Wiosna z pogodą nie do końca potrafi się zdecydować, ale nie ma co dłużej czekać na lody, szczególnie te dobre. Otworzyliście już sezon? Ja tak, dzisiaj na spotkaniu w Lód Miód zapowiadającym atrakcje przygotowane na weekend. Dieta i tak poszła się … z okazji Festiwalu Czekolady i Kawy, więc bez żalu spróbowałam prawie wszystkiego, co było w lodówkach. A było w nich dużo, dużo dobra J
Czas na szczegóły. Oficjalne otwarcie sezonu Lód Miód już w najbliższą sobotę (chyba, że będzie burza gradowa lub śniegi, wówczas punkty wystartują w poniedziałek). Będzie oczywiście mnóstwo lodów ale również drugie tyle atrakcji. Dla dzieciaków balony, malowanki i nowe tatuaże, dla wszystkich promocja na duże opakowania lodów i zdjęcia w dużych ramkach. Jeżeli opublikujecie podobne zdjęcie z oznaczeniem Lód Miód na Facebooku lub Instagramie, możecie wygrać lodowe nagrody w konkursie. A do tego wszystkiego premiera nowego smaku, który będzie znakiem firmowym Lód Miód w 2019.
Jeśli znacie Lód Miód, wiecie, że lubią i potrafią w kolory. Mają karmelowe CzarneLove barwione węglem (zawsze wiem, kiedy syn mój Bruno był na lodachJ), w tamtym roku przygotowali na dzień dziecka niebieskiego Ciasteczkowego Potwora barwionego spiruliną, a w tym roku będzie różowo. Lody Ruby przygotowane są na bazie różowej czekolady opatentowanej przez markę Barry Callebaut. Ruby jest cytrusowa, świeża i kremowa. Lody nawiązują trochę do białej czekolady, ale na pewno wyróżnia je wyczuwalna owocowość. Co ważne – kolor i czekolada są w pełni naturalne.

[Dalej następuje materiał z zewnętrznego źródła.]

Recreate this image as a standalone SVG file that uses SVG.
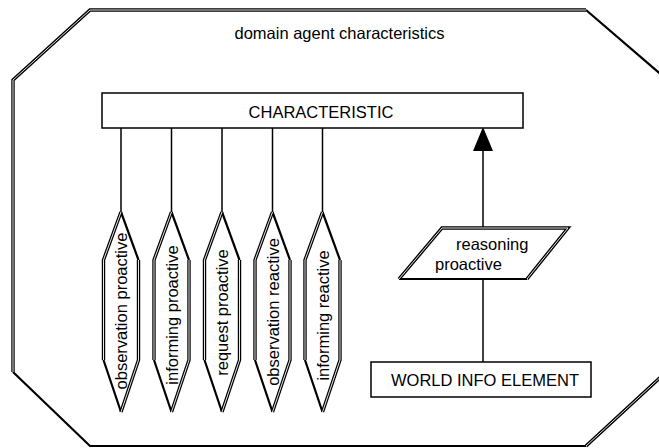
<svg xmlns="http://www.w3.org/2000/svg" width="659" height="448" viewBox="0 0 659 448">
<style>
text{font-family:"Liberation Sans",Arial,sans-serif;font-size:16.5px;fill:#000}
.fill{fill:#fff;stroke:none}
.d1{fill:none;stroke:#000;stroke-width:3.4;stroke-linejoin:miter}
.d2{fill:none;stroke:#fff;stroke-width:0.9;stroke-linejoin:miter}
.s{fill:none;stroke:#000;stroke-width:2.2;stroke-linejoin:miter}
.box{fill:#fff;stroke:#000;stroke-width:1.5}
.ln{fill:none;stroke:#000;stroke-width:1.5}
</style>
<defs>
<g id="hex">
<polygon class="fill" points="0,0 17.5,48 17.5,148 0,200 -17.5,148 -17.5,48"/>
<path class="s" d="M0,0 L17.5,48 M-17.5,148 L0,200"/>
<path class="d1" d="M-17.5,148 L-17.5,48 L0,0 M0,200 L17.5,148 L17.5,48"/>
<path class="d2" d="M-17.5,148 L-17.5,48 L0,0 M0,200 L17.5,148 L17.5,48"/>
</g>
</defs>
<rect width="659" height="448" fill="#fff"/>
<g id="domain">
<polygon class="fill" points="90,10 586,10 664,77 664,374 586,446 90,446 13,372 13,80"/>
<path class="s" d="M586,10 L664,77 M13,372 L90,446 L586,446"/>
<path class="d1" d="M13,372 L13,80 L90,10 L586,10 M586,446 L664,374"/>
<path class="d2" d="M13,372 L13,80 L90,10 L586,10 M586,446 L664,374"/>
<text x="339.5" y="39" text-anchor="middle">domain agent characteristics</text>
</g>
<g id="connectors">
<line class="ln" x1="121" y1="128" x2="121" y2="212"/>
<line class="ln" x1="171.5" y1="128" x2="171.5" y2="212"/>
<line class="ln" x1="222" y1="128" x2="222" y2="212"/>
<line class="ln" x1="272.5" y1="128" x2="272.5" y2="212"/>
<line class="ln" x1="322.5" y1="128" x2="322.5" y2="212"/>
<line class="ln" x1="483" y1="150" x2="483" y2="228"/>
<polygon points="483,127 473,151 493,151" fill="#000"/>
<line class="ln" x1="483" y1="279" x2="483" y2="362"/>
</g>
<g id="characteristic">
<rect class="box" x="102" y="93" width="421" height="35"/>
<text x="321" y="118" text-anchor="middle">CHARACTERISTIC</text>
</g>
<g id="observation-proactive">
<use href="#hex" x="121" y="212"/>
<text transform="translate(127,311) rotate(-90)" text-anchor="middle">observation proactive</text>
</g>
<g id="informing-proactive">
<use href="#hex" x="171.5" y="212"/>
<text transform="translate(177.5,315) rotate(-90)" text-anchor="middle">informing proactive</text>
</g>
<g id="request-proactive">
<use href="#hex" x="222" y="212"/>
<text transform="translate(228,312.5) rotate(-90)" text-anchor="middle">request proactive</text>
</g>
<g id="observation-reactive">
<use href="#hex" x="272.5" y="212"/>
<text transform="translate(278.5,312) rotate(-90)" text-anchor="middle">observation reactive</text>
</g>
<g id="informing-reactive">
<use href="#hex" x="322.5" y="212"/>
<text transform="translate(328.5,315.5) rotate(-90)" text-anchor="middle">informing reactive</text>
</g>
<g id="reasoning-proactive">
<polygon class="fill" points="442,228 568,228 527,279 399,279"/>
<path class="s" d="M399,279 L527,279"/>
<path class="d1" d="M399,279 L442,228 L568,228 L527,279"/>
<path class="d2" d="M399,279 L442,228 L568,228 L527,279"/>
<text x="456" y="250">reasoning</text>
<text x="435" y="270">proactive</text>
</g>
<g id="world-info-element">
<rect class="box" x="371" y="362" width="220" height="35"/>
<text x="485" y="386" text-anchor="middle">WORLD INFO ELEMENT</text>
</g>
</svg>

Warto wspomnieć o naturalności, szczególnie w kontekście ubiegłorocznych doniesień o ściemie, jaką potrafią być rzemieślnicze lody. Lód Miód deklaruje, że do produkcji nie używa żadnego rodzaju past, lodowych komponentów, barwników itp. Aby to udowodnić, planuje w tym roku pokazywać swoją produkcję (będzie ją można zobaczyć na filmach, a również za sprawą zaproszonych gości). Obiecali, że mnie też zabiorą. Na pewno nie odmówię.